En donde antes estaban las viviendas de casi cinco mil personas y la cancha del barrio, ahora circulan y se atascan vehículos que viajan entre la Avenida Regional y la carrera 80. En ese trayecto, desde dos puentes que forman una vía sinuosa paralela al barrio La Iguaná, pueden verse las casas que quedaron, apiñadas en una hilera que parece abrirse paso entre la quebrada y el cerro, cuyas fachadas componen un mosaico en el que el rojo del ladrillo se intercala con múltiples colores.
En los semáforos de los cruces de esta vía con la carrera 65 y la Avenida Regional es común encontrar jóvenes y adultos del barrio que han hecho de la carretera parte de su territorio. Allí buscan hacerse unos pesos limpiando parabrisas y vendiendo galletas, confites y música. En la 65 se instalan los paleros ávidos del contrato del día, obreros con la herramienta que otrora usaban para sacar arena de la quebrada y lodo de las casas, a la espera de alguien que los favorezca explotando su mano de obra por ese día. Ante la escasez de empleo digno, el empleo informal abunda.

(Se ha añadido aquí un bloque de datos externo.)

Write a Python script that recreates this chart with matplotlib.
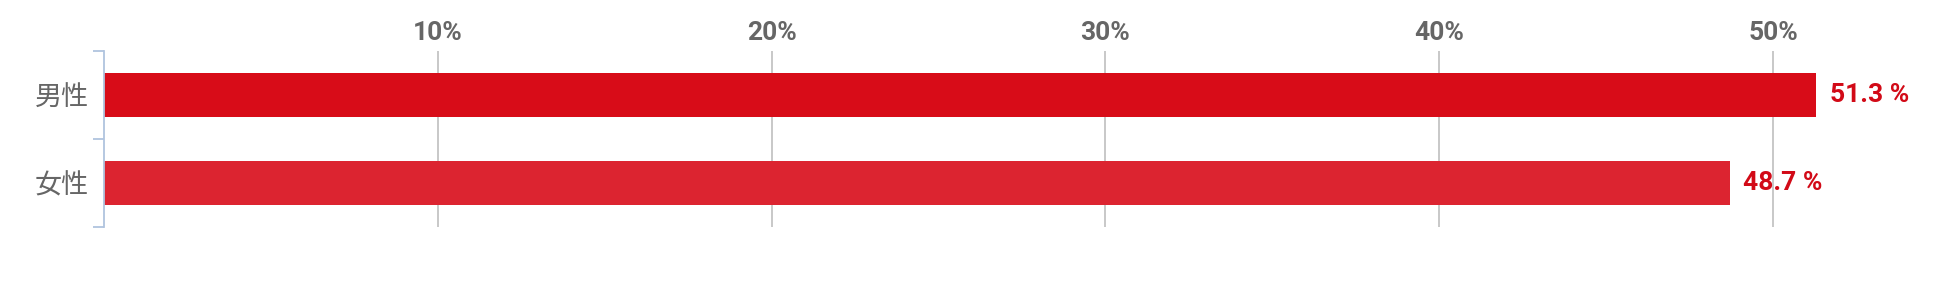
import matplotlib
matplotlib.use('Agg')
import matplotlib.pyplot as plt
from matplotlib.ticker import FixedLocator

# data
categories = ['男性', '女性']
values = [51.3, 48.7]
bar_colors = ['#d80c18', '#dc2430']
xticks = [10, 20, 30, 40, 50]
xtick_labels = ['10%', '20%', '30%', '40%', '50%']

W, H = 1950, 307
fig = plt.figure(figsize=(W / 100, H / 100), dpi=100)
fig.set_facecolor('white')

# axes in pixel coords: left 104, right 1940, top 51, bottom 227
ax = fig.add_axes([104 / W, (H - 227) / H, (1940 - 104) / W, (227 - 51) / H])

y = list(range(len(categories)))
ax.barh(y, values, height=0.5, color=bar_colors, zorder=3)
ax.set_ylim(len(categories) - 0.5, -0.5)
ax.set_xlim(0, 55)

for yi, v in zip(y, values):
    ax.text(v + 0.4, yi, f'{v} %', va='center', ha='left', color='#d20a17',
            fontsize=19, fontweight='bold', family=['Roboto', 'DejaVu Sans'], zorder=4)

# grid
for t in xticks:
    ax.axvline(t, color='#c4c4c4', linewidth=1.3, zorder=1)

ax.xaxis.set_major_locator(FixedLocator(xticks))
ax.set_xticklabels(xtick_labels)
ax.xaxis.tick_top()
ax.tick_params(axis='x', length=0, pad=4, labelsize=19, labelcolor='#666666')
for lbl in ax.get_xticklabels():
    lbl.set_fontweight('bold')
    lbl.set_family(['Roboto', 'DejaVu Sans'])

ax.set_yticks(y)
ax.set_yticklabels(categories)
ax.tick_params(axis='y', length=0, pad=11, labelsize=19.5, labelcolor='#666666')
for lbl in ax.get_yticklabels():
    lbl.set_family(['Noto Sans CJK JP', 'DejaVu Sans'])

# category separator ticks on the y axis
ax.set_yticks([-0.5, 0.5, 1.5], minor=True)
ax.tick_params(axis='y', which='minor', length=8, width=1.3, color='#b0c4de')

for side in ['top', 'right', 'bottom']:
    ax.spines[side].set_visible(False)
ax.spines['left'].set_color('#b0c4de')
ax.spines['left'].set_linewidth(1.3)
ax.spines['left'].set_zorder(5)

fig.savefig('out.png', dpi=100, facecolor='white')
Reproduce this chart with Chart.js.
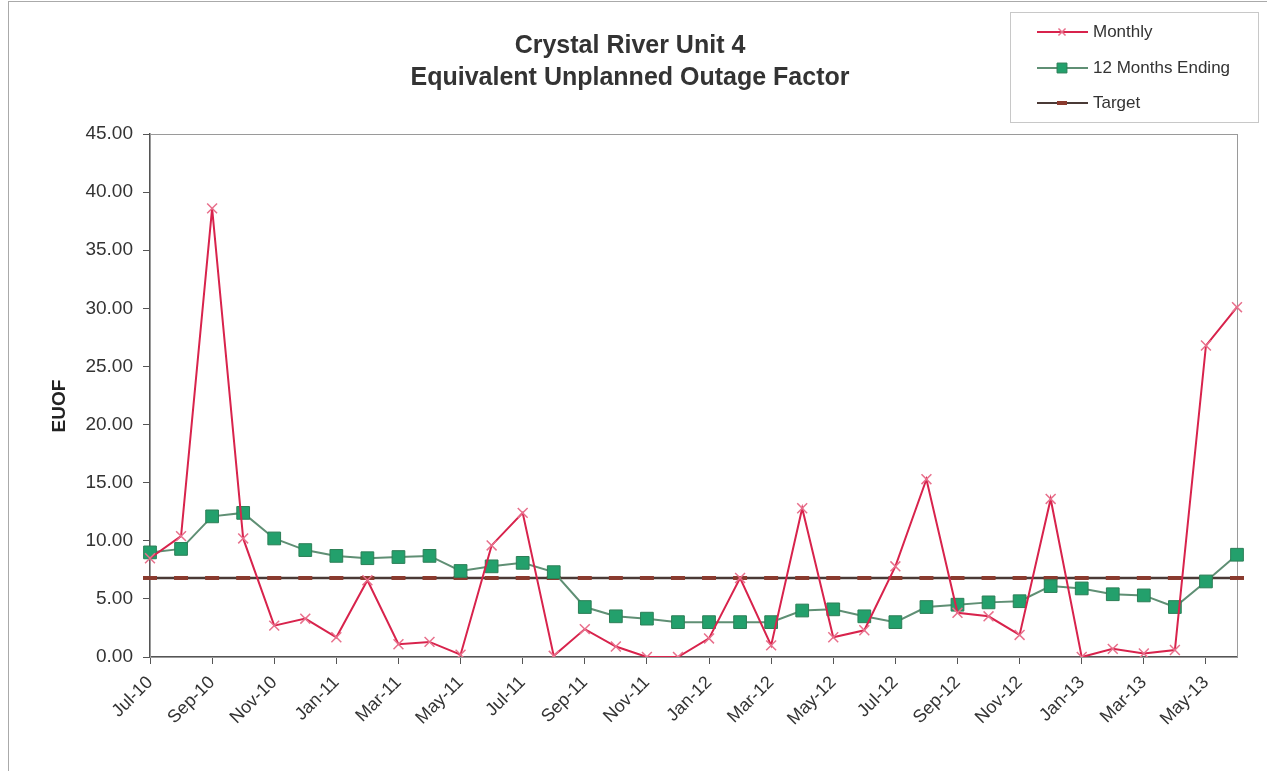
<!DOCTYPE html>
<html>
<head>
<meta charset="utf-8">
<script src="https://cdn.jsdelivr.net/npm/chart.js@4.4.0/dist/chart.umd.min.js"></script>
<style>
  body { margin: 0; background: #fff; }
  #wrap { position: relative; width: 1267px; height: 771px; }
  #frame { position: absolute; left: 8px; top: 1px; right: 0; bottom: 0; border-left: 1px solid #aaa; border-top: 1px solid #aaa; pointer-events: none; }
</style>
</head>
<body>
<div id="wrap">
  <canvas id="euof" width="1267" height="771"></canvas>
  <div id="frame"></div>
</div>
<script>
// months Jul-10 .. Jun-13
const months = [
  'Jul-10','Aug-10','Sep-10','Oct-10','Nov-10','Dec-10',
  'Jan-11','Feb-11','Mar-11','Apr-11','May-11','Jun-11',
  'Jul-11','Aug-11','Sep-11','Oct-11','Nov-11','Dec-11',
  'Jan-12','Feb-12','Mar-12','Apr-12','May-12','Jun-12',
  'Jul-12','Aug-12','Sep-12','Oct-12','Nov-12','Dec-12',
  'Jan-13','Feb-13','Mar-13','Apr-13','May-13','Jun-13'
];
const monthly = [
  8.5, 10.4, 38.6, 10.2, 2.7, 3.3,
  1.7, 6.6, 1.1, 1.3, 0.2, 9.6,
  12.4, 0.1, 2.4, 0.9, 0.0, 0.0,
  1.6, 6.8, 1.0, 12.8, 1.7, 2.3,
  7.8, 15.3, 3.8, 3.5, 1.9, 13.6,
  0.0, 0.7, 0.3, 0.6, 26.8, 30.1
];
const rolling12 = [
  9.0, 9.3, 12.1, 12.4, 10.2, 9.2,
  8.7, 8.5, 8.6, 8.7, 7.4, 7.8,
  8.1, 7.3, 4.3, 3.5, 3.3, 3.0,
  3.0, 3.0, 3.0, 4.0, 4.1, 3.5,
  3.0, 4.3, 4.5, 4.7, 4.8, 6.1,
  5.9, 5.4, 5.3, 4.3, 6.5, 8.8
];
const targetValue = 6.8;
const target = months.map(() => targetValue);
const yTicks = [0, 5, 10, 15, 20, 25, 30, 35, 40, 45];

const FONT = "'Liberation Sans', Arial, sans-serif";

// gray box round the plot area
const plotBox = {
  id: 'plotBox',
  beforeDatasetsDraw(chart) {
    const a = chart.chartArea, ctx = chart.ctx;
    ctx.save();
    ctx.strokeStyle = '#9a9a9a';
    ctx.lineWidth = 1;
    ctx.strokeRect(a.left + 0.5, a.top + 0.5, a.right - a.left, a.bottom - a.top);
    ctx.restore();
  }
};

// legend box top right
const boxLegend = {
  id: 'boxLegend',
  afterDraw(chart) {
    const ctx = chart.ctx;
    const x = 1010, y = 12, w = 248, h = 110;
    ctx.save();
    ctx.strokeStyle = '#c8c8c8';
    ctx.lineWidth = 1;
    ctx.strokeRect(x + 0.5, y + 0.5, w, h);
    const rows = [32, 68, 103];
    chart.data.datasets.forEach((ds, i) => {
      const ry = rows[i];
      ctx.strokeStyle = ds.borderColor;
      ctx.lineWidth = 2;
      ctx.beginPath();
      ctx.moveTo(1037, ry);
      ctx.lineTo(1088, ry);
      ctx.stroke();
      ctx.fillStyle = ds.pointBackgroundColor;
      ctx.strokeStyle = ds.pointBorderColor;
      ctx.lineWidth = ds.pointBorderWidth;
      Chart.helpers.drawPoint(ctx, {
        pointStyle: ds.pointStyle,
        radius: ds.legendRadius,
        borderWidth: ds.pointBorderWidth
      }, 1062, ry);
      ctx.fillStyle = '#333';
      ctx.font = '17px ' + FONT;
      ctx.textBaseline = 'middle';
      ctx.fillText(ds.label, 1093, ry);
    });
    ctx.restore();
  }
};

new Chart(document.getElementById('euof'), {
  type: 'line',
  data: {
    labels: months,
    datasets: [
      {
        label: 'Monthly',
        data: monthly,
        borderColor: '#d8234c',
        borderWidth: 2,
        pointStyle: 'crossRot',
        pointRadius: 7,
        legendRadius: 5,
        pointBorderColor: '#e8708c',
        pointBackgroundColor: '#e8708c',
        pointBorderWidth: 1.5,
        tension: 0
      },
      {
        label: '12 Months Ending',
        data: rolling12,
        borderColor: '#5f8f74',
        borderWidth: 2,
        pointStyle: 'rect',
        pointRadius: 9,
        legendRadius: 7,
        pointBorderColor: '#2c7f57',
        pointBackgroundColor: '#23a06c',
        pointBorderWidth: 1,
        tension: 0
      },
      {
        label: 'Target',
        data: target,
        borderColor: '#4a3a36',
        borderWidth: 2.5,
        pointStyle: 'line',
        pointRadius: 7,
        legendRadius: 5,
        pointBorderColor: '#8a3a2e',
        pointBackgroundColor: '#8a3a2e',
        pointBorderWidth: 4,
        tension: 0
      }
    ]
  },
  options: {
    responsive: false,
    animation: false,
    layout: { padding: { left: 0, right: 7, top: 0, bottom: 0 } },
    plugins: {
      legend: { display: false },
      tooltip: { enabled: false },
      title: {
        display: true,
        text: ['Crystal River Unit 4', 'Equivalent Unplanned Outage Factor'],
        color: '#333',
        font: { family: FONT, size: 25, weight: 'bold', lineHeight: 1.28 },
        padding: { top: 30, bottom: 40 }
      }
    },
    scales: {
      x: {
        offset: false,
        grid: { drawOnChartArea: false, offset: false, color: '#555', tickLength: 7 },
        border: { color: '#555', width: 1.5 },
        ticks: {
          autoSkip: false,
          maxRotation: 45,
          minRotation: 45,
          padding: 8,
          color: '#333',
          font: { family: FONT, size: 18 },
          callback: (v, i) => (i % 2 === 0 ? months[i] : null)
        },
        afterFit: (s) => { s.height = 114; }
      },
      y: {
        min: 0,
        max: 45,
        afterBuildTicks: (s) => { s.ticks = yTicks.map(v => ({ value: v })); },
        grid: { drawOnChartArea: false, color: '#555', tickLength: 7 },
        border: { color: '#555', width: 1.5 },
        ticks: {
          padding: 10,
          color: '#333',
          font: { family: FONT, size: 19 },
          callback: (v) => v.toFixed(2)
        },
        title: {
          display: true,
          text: 'EUOF\u00a0\u00a0\u00a0\u00a0',
          color: '#222',
          font: { family: FONT, size: 19, weight: 'bold' },
          padding: { top: 48, bottom: 0 }
        },
        afterFit: (s) => { s.width = 150; }
      },
      // empty strip on the right so the title centres like the original
      pad: {
        position: 'right',
        display: true,
        grid: { display: false },
        border: { display: false },
        ticks: { display: false },
        afterFit: (s) => { s.width = 23; }
      }
    }
  },
  plugins: [plotBox, boxLegend]
});
</script>
</body>
</html>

Siguiendo el sentido de esta vía y sus meandros, subiendo a contracorriente, se cruza la carrera 74 y se llega a Multifamiliares La Iguaná. El panorama contrasta con el barrio de donde llegaron muchos de los que hoy viven allí. La vía que motivó la reubicación separa las viviendas de la orilla norte de la quebrada con un amplio margen. Sobre ella se enfilan los edificios con sus monótonos cinco pisos de adobe y sus grises columnas de concreto.
También allí las notas de la salsa se mezclan con las risotadas de sus habitantes, reunidos en los negocios que funcionan en los primeros pisos de los bloques de apartamentos; otros ven correr las aguas y el tiempo desde el otro lado de la vía, arrellanados en muebles construidos con ingenio.
Muchas de las personas que viven en los multifamiliares también resuelven el día a día cuidando carros, rebuscando en los semáforos o en el corredor del río durante las fiestas decembrinas, la feria de agosto, los domingos de fútbol. Años después del traslado, muchas familias perdieron sus casas por deudas con los bancos. Las que se quedaron resultaron diferenciadas de los habitantes del barrio La Iguaná, pero aún comparten una historia común: la de haber construido su espacio en la ciudad y forjado un pasado al que se remiten al indagar por su presente, suelo firme que encuentran para reconocerse.
La vía que busca el mar sigue trepando hacia el occidente, y con su ascenso aumentan los éxodos y las reubicaciones de los habitantes marginales de la quebrada La Iguaná. En el último lustro, para construir el intercambio vial de la carrera 80, se destruyó casi por completo el barrio El Jardín. De las seis manzanas que lo conformaban según la delimitación del Departamento de Planeación, solo dos conservaron algunas viviendas. Cerca de doscientas familias fueron reubicadas, la mayoría en la Ciudadela Nuevo Occidente. Algunos de los que se quedaron en esas dos manzanas dicen que el barrio ya no existe, que lo que hay son vías con varias casas al costado. Con el pretexto institucional de las zonas de alto riesgo de nuevo en escena, a las familias de El Jardín se sumaron otras mil cuatrocientas, de los barrios La Isla de la Fantasía, Masavielle, Fuente Clara, El Porvenir, Vallejuelos, Olaya 1 y 2 y Loma Hermosa, con lo cual ya son casi ocho mil las personas afectadas por una borrasca llamada vía al mar que se abre paso aguas arriba.